ECLI:NL:RBMNE:2021:3728
Rechtbank Midden-Nederland
- Eerste aanleg - enkelvoudig
- Rechtspraak.nl
Beroep tegen niet tijdig beslissen op verzoek om informatie op grond van de Wet openbaarheid van bestuur
Op 12 april 2021 heeft de Rechtbank Midden-Nederland uitspraak gedaan in de zaak tussen STIL Utrecht (eiseres) en de Immigratie- en Naturalisatiedienst (verweerder) onder zaaknummer UTR 20/3974. Deze uitspraak betreft het beroep van eiseres omdat verweerder niet tijdig heeft beslist op haar verzoek op grond van de Wet openbaarheid van bestuur (Wob). Eiseres had haar verzoek op 14 juli 2020 ingediend, en verweerder ontving dit verzoek op 16 juli 2020. Volgens de Wob diende verweerder binnen vier weken, dus uiterlijk op 13 augustus 2020, te beslissen. Eiseres heeft echter op 20 augustus 2020 ingestemd met een verlenging van de beslistermijn, maar deze verlenging was niet correct omdat deze niet voor de oorspronkelijke termijn van 13 augustus 2020 was aangevraagd.
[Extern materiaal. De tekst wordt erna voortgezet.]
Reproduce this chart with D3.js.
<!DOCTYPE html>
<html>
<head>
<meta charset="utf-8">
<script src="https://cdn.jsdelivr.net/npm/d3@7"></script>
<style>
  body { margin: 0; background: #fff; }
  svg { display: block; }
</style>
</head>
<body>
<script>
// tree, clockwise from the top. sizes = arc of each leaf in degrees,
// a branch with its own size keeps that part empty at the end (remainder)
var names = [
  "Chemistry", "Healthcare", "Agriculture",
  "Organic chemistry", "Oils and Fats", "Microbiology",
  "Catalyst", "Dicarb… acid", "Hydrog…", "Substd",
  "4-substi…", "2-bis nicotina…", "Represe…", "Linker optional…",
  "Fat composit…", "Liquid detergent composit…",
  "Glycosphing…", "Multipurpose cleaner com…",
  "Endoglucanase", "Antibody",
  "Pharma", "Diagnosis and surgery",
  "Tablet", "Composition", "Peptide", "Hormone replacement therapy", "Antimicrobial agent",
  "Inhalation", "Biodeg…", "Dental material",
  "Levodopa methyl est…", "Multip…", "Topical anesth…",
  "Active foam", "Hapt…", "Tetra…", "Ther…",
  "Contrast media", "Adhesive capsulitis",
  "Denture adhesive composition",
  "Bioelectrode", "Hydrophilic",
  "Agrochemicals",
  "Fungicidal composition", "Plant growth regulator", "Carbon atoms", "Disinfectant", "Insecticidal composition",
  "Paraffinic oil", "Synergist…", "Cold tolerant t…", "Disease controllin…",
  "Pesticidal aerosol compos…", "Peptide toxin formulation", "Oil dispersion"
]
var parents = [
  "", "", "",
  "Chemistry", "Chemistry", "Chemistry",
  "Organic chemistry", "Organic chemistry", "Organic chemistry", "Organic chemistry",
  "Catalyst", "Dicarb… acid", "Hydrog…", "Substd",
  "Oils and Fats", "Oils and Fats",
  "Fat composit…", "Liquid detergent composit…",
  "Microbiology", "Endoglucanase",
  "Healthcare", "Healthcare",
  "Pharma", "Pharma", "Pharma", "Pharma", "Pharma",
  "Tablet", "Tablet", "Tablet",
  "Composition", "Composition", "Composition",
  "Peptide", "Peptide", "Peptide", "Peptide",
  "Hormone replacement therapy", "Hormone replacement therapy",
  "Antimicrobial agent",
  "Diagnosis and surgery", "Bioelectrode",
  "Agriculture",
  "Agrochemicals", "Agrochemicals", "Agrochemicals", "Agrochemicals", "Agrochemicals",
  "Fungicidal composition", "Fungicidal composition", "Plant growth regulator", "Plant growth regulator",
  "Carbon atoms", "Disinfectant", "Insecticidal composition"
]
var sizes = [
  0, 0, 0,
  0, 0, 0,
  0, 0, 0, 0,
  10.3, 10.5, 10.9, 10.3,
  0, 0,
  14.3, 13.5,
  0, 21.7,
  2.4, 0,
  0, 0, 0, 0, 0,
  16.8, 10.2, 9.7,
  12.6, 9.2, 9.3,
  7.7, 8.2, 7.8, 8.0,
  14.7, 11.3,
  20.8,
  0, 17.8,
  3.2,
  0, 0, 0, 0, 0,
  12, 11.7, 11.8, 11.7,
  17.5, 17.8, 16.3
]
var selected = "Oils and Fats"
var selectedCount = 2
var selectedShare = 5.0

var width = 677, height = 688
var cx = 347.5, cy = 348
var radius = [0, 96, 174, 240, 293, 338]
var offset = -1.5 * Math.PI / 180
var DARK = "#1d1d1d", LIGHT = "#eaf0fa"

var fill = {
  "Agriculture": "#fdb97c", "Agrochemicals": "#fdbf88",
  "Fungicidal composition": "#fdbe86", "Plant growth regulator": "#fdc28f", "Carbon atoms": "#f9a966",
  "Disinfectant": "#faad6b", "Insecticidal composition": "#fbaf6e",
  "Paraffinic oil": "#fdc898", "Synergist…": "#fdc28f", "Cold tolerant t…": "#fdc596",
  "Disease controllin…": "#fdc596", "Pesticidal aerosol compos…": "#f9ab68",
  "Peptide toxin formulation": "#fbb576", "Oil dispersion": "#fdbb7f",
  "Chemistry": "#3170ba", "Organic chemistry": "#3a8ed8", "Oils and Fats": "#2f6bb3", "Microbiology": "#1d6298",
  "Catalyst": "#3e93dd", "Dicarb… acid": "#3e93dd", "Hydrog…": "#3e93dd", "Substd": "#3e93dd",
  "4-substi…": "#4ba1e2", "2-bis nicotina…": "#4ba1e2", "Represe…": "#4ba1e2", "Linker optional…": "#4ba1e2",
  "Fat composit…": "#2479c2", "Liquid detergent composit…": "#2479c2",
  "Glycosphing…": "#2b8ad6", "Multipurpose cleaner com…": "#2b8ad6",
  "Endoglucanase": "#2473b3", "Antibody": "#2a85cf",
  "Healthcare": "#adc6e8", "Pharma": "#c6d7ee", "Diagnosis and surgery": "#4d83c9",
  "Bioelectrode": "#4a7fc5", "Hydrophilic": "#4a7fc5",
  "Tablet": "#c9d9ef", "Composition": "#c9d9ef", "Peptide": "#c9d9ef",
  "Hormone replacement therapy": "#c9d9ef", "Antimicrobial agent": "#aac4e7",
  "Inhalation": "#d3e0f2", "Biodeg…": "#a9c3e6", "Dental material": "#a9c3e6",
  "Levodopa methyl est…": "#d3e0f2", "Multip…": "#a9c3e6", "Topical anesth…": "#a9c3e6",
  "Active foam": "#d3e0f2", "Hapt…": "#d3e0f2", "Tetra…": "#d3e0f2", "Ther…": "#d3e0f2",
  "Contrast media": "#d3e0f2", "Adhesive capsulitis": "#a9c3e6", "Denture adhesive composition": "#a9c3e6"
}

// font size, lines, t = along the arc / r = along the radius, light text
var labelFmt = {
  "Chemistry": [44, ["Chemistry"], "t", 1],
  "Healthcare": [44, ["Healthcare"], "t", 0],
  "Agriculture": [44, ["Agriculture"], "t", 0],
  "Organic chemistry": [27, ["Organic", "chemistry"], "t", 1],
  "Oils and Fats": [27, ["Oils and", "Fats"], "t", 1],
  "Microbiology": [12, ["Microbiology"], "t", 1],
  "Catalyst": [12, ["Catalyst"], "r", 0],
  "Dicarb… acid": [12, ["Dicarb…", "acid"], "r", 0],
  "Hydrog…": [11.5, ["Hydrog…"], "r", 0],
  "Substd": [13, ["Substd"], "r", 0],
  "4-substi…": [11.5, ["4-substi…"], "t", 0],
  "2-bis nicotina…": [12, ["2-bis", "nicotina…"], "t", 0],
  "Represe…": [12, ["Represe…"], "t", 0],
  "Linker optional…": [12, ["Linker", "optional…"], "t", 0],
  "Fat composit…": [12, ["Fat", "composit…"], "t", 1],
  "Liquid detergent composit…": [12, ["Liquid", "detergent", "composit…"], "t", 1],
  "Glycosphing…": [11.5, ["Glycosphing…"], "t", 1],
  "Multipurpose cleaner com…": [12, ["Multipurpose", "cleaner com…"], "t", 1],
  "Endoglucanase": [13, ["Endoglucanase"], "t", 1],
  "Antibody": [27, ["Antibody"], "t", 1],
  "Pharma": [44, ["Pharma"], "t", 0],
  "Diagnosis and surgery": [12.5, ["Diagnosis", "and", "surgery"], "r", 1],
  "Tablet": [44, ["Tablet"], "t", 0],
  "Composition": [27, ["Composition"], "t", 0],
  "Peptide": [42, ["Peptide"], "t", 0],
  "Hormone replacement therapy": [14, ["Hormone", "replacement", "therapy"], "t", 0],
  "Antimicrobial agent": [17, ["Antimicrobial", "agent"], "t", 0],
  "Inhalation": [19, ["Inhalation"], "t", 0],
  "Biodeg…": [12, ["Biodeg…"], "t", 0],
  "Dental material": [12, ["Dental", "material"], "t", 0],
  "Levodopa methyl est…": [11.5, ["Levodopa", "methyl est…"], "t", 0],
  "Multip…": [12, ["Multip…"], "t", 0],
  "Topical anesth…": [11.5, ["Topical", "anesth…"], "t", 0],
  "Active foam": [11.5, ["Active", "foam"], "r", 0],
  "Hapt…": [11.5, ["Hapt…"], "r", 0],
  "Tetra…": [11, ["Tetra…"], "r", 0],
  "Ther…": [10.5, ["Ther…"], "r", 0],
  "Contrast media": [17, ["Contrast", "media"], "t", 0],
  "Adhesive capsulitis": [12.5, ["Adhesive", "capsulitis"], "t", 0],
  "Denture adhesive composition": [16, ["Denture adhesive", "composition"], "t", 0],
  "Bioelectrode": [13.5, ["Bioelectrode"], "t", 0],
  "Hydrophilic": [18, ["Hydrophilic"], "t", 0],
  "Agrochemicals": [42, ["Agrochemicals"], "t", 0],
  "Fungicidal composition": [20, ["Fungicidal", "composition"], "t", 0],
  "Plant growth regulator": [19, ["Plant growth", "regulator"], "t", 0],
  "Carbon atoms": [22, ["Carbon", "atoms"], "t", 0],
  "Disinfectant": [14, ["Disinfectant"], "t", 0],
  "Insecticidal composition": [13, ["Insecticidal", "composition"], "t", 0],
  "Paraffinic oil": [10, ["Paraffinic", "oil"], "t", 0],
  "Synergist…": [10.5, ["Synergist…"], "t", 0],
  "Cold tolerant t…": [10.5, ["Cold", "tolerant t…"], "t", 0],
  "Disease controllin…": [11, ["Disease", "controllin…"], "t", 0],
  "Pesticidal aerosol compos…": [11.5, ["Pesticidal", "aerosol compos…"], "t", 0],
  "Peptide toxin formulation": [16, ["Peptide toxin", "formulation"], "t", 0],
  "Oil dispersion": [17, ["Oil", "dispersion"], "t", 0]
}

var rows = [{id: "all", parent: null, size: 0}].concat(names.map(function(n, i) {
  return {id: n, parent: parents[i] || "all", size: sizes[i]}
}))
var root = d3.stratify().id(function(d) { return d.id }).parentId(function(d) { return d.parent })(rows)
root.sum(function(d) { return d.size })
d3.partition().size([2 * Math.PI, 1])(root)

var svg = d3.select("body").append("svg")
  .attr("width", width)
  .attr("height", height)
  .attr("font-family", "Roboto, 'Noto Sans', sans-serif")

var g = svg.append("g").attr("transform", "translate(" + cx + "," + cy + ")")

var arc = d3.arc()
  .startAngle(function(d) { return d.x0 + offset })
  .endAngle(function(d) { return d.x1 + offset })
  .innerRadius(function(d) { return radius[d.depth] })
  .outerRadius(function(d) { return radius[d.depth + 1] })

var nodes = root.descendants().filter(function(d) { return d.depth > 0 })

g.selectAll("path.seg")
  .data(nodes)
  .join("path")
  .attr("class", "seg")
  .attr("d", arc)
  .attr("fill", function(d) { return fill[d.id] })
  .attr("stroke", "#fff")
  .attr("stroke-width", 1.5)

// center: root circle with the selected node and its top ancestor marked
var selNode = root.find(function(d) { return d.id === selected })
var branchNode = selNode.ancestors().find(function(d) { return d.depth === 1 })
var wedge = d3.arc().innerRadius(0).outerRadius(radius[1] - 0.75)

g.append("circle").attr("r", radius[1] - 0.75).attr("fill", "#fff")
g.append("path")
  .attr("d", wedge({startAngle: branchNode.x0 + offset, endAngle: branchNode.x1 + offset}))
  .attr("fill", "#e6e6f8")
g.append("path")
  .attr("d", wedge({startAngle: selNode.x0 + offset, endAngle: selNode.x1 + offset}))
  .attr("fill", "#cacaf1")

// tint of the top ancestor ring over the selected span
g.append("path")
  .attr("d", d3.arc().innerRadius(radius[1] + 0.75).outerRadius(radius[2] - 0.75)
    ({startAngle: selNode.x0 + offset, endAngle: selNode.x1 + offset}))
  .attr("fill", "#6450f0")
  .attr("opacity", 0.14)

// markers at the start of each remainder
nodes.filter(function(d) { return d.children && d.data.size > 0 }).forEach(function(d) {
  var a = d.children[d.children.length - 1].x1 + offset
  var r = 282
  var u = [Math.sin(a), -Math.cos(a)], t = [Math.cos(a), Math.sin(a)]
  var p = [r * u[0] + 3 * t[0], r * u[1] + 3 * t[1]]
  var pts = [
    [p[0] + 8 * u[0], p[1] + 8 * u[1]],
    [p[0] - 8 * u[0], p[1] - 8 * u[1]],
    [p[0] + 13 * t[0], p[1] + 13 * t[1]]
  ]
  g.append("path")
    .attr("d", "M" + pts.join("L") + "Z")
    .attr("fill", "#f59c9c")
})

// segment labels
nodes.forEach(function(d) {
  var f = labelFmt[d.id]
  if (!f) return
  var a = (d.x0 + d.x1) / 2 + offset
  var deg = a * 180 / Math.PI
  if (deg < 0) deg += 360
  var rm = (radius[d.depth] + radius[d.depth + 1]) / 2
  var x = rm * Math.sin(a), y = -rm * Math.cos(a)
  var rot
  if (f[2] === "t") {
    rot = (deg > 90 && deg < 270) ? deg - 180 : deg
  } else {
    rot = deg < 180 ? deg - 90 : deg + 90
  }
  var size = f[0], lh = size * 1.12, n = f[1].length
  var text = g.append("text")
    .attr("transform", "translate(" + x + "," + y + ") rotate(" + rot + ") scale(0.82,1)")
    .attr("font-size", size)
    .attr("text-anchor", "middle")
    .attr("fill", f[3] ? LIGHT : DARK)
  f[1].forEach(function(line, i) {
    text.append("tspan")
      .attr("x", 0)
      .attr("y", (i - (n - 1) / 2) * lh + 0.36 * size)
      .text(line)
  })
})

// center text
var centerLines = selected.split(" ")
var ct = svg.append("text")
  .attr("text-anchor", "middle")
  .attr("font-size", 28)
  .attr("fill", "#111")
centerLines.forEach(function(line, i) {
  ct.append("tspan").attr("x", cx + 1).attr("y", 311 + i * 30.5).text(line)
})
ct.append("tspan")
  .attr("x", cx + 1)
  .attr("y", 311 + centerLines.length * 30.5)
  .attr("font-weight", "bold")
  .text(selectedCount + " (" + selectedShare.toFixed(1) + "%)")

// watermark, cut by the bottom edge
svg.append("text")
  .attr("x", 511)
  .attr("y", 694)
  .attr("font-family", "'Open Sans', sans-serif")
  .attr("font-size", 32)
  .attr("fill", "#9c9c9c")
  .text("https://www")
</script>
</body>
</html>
De rechtbank heeft vastgesteld dat de beslistermijn is overschreden en dat eiseres verweerder op 22 september 2020 in gebreke heeft gesteld. Aangezien verweerder nog steeds geen besluit had genomen, heeft de rechtbank bepaald dat verweerder dit alsnog moet doen binnen twee weken na verzending van de uitspraak. Tevens is er een dwangsom van € 100,- per dag opgelegd voor elke dag dat de beslistermijn nog wordt overschreden, met een maximum van € 15.000,-. De rechtbank heeft het beroep gegrond verklaard en verweerder opgedragen het griffierecht van € 354,- aan eiseres te vergoeden. De uitspraak is gedaan door mr. B. Fijnheer, rechter, en is openbaar gemaakt op rechtspraak.nl.